((

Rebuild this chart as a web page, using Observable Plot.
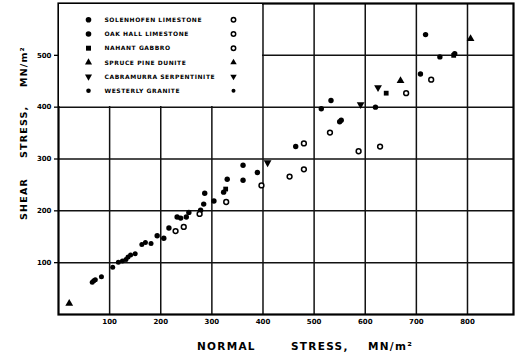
<!DOCTYPE html>
<html>
<head>
<meta charset="utf-8">
<script src="https://cdn.jsdelivr.net/npm/d3@7"></script>
<script src="https://cdn.jsdelivr.net/npm/@observablehq/plot@0.6"></script>
<style>
  body { margin: 0; background: #fff; }
  #chart { position: relative; width: 516px; height: 363px; font-family: "DejaVu Sans", sans-serif; color: #000; }
  #chart svg { display: block; }
  .title { position: absolute; font-weight: bold; white-space: pre; line-height: 1; }
  .title span { position: absolute; top: 0; }
  #legend { position: absolute; background: #fff; }
</style>
</head>
<body>
<div id="chart"></div>
<script>
// Friction data: [normal stress, shear stress] in MN/m²
const solenhofenFilled = [[193,152],[206,147],[216,167],[232,188],[239,186],[250,188],[255,197],[278,201],[284,213],[286,234],[304,219],[323,236],[330,261],[361,288],[361,259],[389,274]];
const solenhofenOpen = [[229,161],[245,169],[276,194],[328,217],[397,249],[452,266],[480,280]];
const oakHallFilled = [[464,324],[514,397],[533,413],[550,372],[553,375],[620,400],[708,464],[746,497],[775,503],[718,540]];
const oakHallOpen = [[480,330],[531,351],[587,315],[629,324],[680,427],[729,453]];
const nahantGabbro = [[327,242],[641,427],[773,500]];
const sprucePineDunite = [[21,21],[669,451],[806,532]];
const cabramurraSerpentinite = [[409,293],[591,405],[625,438]];
const westerlyGranite = [[66,62],[69,65],[72,67],[84,73],[106,91],[117,101],[125,103],[132,106],[136,111],[141,115],[150,117],[163,135],[170,139],[181,137]];

const xTicks = [100, 200, 300, 400, 500, 600, 700, 800];
const yTicks = [100, 200, 300, 400, 500];

const legendNames = ["SOLENHOFEN LIMESTONE", "OAK HALL LIMESTONE", "NAHANT GABBRO", "SPRUCE PINE DUNITE", "CABRAMURRA SERPENTINITE", "WESTERLY GRANITE"];

// Inverted triangle symbol (d3 has only the upward one)
const sqrt3 = Math.sqrt(3);
const triangleDown = {
  draw(context, size) {
    const y = -Math.sqrt(size / (sqrt3 * 3));
    context.moveTo(0, -y * 2);
    context.lineTo(-sqrt3 * y, y);
    context.lineTo(sqrt3 * y, y);
    context.closePath();
  }
};

const filled = {fill: "#000", stroke: "none"};
const hollow = {fill: "#fff", stroke: "#000", strokeWidth: 1.5};
const dots = (data, symbol, style, r) =>
  Plot.dot(data, {x: d => d[0], y: d => d[1], symbol, r, ...style});

const plot = Plot.plot({
  width: 516,
  height: 363,
  marginLeft: 58,
  marginRight: 3,
  marginTop: 3,
  marginBottom: 49,
  x: {domain: [0, 890], label: null},
  y: {domain: [0, 600], label: null},
  style: {fontFamily: "DejaVu Sans", fontSize: "7px", fontWeight: "bold", background: "#fff", color: "#000"},
  marks: [
    Plot.gridX(xTicks, {stroke: "#111", strokeOpacity: 1, strokeWidth: 1.5}),
    Plot.gridY(yTicks, {stroke: "#111", strokeOpacity: 1, strokeWidth: 1.5}),
    Plot.axisX(xTicks, {tickSize: 0, tickPadding: 5, label: null}),
    Plot.axisY(yTicks, {tickSize: 4, tickPadding: 3, label: null, strokeWidth: 1.3}),
    Plot.frame({stroke: "#000", strokeWidth: 2.2}),
    dots(westerlyGranite, "circle", filled, 2.5),
    dots(solenhofenFilled, "circle", filled, 2.7),
    dots(oakHallFilled, "circle", filled, 2.7),
    dots(nahantGabbro, "square", filled, 2.7),
    dots(sprucePineDunite, "triangle", filled, 2.9),
    dots(cabramurraSerpentinite, triangleDown, filled, 2.9),
    dots(solenhofenOpen, "circle", hollow, 2.4),
    dots(oakHallOpen, "circle", hollow, 2.4)
  ]
});

const chart = document.getElementById("chart");
chart.appendChild(plot);

// Legend box fills the upper-left grid cells (normal < 400, shear > 400)
const sx = plot.scale("x"), sy = plot.scale("y");
const lx0 = sx.apply(0) + 1.2, ly0 = sy.apply(600) + 1.2;
const lw = sx.apply(400) - 0.8 - lx0, lh = sy.apply(400) - 0.8 - ly0;
const legend = document.createElement("div");
legend.id = "legend";
Object.assign(legend.style, {left: lx0 + "px", top: ly0 + "px", width: lw + "px", height: lh + "px"});
chart.appendChild(legend);

const leftSymbols = [
  {type: d3.symbolCircle, r: 2.8, fill: true},
  {type: d3.symbolCircle, r: 2.8, fill: true},
  {type: d3.symbolSquare, r: 2.8, fill: true},
  {type: d3.symbolTriangle, r: 2.6, fill: true},
  {type: triangleDown, r: 2.6, fill: true},
  {type: d3.symbolCircle, r: 2.3, fill: true}
];
const rightSymbols = [
  {type: d3.symbolCircle, r: 2.2, fill: false},
  {type: d3.symbolCircle, r: 2.2, fill: false},
  {type: d3.symbolCircle, r: 2.2, fill: false},
  {type: d3.symbolTriangle, r: 2.4, fill: true},
  {type: triangleDown, r: 2.4, fill: true},
  {type: d3.symbolCircle, r: 2.0, fill: true}
];

const lsvg = d3.select(legend).append("svg")
  .attr("width", lw).attr("height", lh)
  .style("font-family", "DejaVu Sans").style("font-weight", "bold");
const rowY = i => 15.8 + i * 14.2;
const drawSym = (g, s, x, y) => g.append("path")
  .attr("transform", `translate(${x},${y})`)
  .attr("d", d3.symbol(s.type, Math.PI * s.r * s.r)())
  .attr("fill", s.fill ? "#000" : "#fff")
  .attr("stroke", s.fill ? "none" : "#000")
  .attr("stroke-width", 1.5);
legendNames.forEach((name, i) => {
  drawSym(lsvg, leftSymbols[i], 29.5, rowY(i));
  drawSym(lsvg, rightSymbols[i], 174.5, rowY(i));
  lsvg.append("text")
    .attr("x", 45.5).attr("y", rowY(i)).attr("dy", "0.36em")
    .attr("font-size", 6).attr("letter-spacing", 0.55)
    .text(name);
});

// Axis titles
const xTitle = document.createElement("div");
xTitle.className = "title";
Object.assign(xTitle.style, {left: "0px", top: "341px", fontSize: "10.5px", letterSpacing: "1.3px"});
xTitle.innerHTML = '<span style="left:197px">NORMAL</span><span style="left:291px">STRESS,</span><span style="left:368px">MN/m²</span>';
chart.appendChild(xTitle);

const yTitle = document.createElement("div");
yTitle.className = "title";
Object.assign(yTitle.style, {left: "-61px", top: "128px", width: "172px", height: "12px", fontSize: "9.5px", letterSpacing: "1.2px", transform: "rotate(-90deg)", transformOrigin: "50% 50%"});
yTitle.innerHTML = '<span style="left:0px">SHEAR</span><span style="left:62px">STRESS,</span><span style="left:133px">MN/m²</span>';
chart.appendChild(yTitle);
</script>
</body>
</html>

))

Copy each line that contains the word "chart".

Answer to the task:
Rebuild this chart as a web page, using Observable Plot.
  #chart { position: relative; width: 516px; height: 363px; font-family: "DejaVu Sans", sans-serif; color: #000; }
  #chart svg { display: block; }
<div id="chart"></div>
const chart = document.getElementById("chart");
chart.appendChild(plot);
chart.appendChild(legend);
chart.appendChild(xTitle);
chart.appendChild(yTitle);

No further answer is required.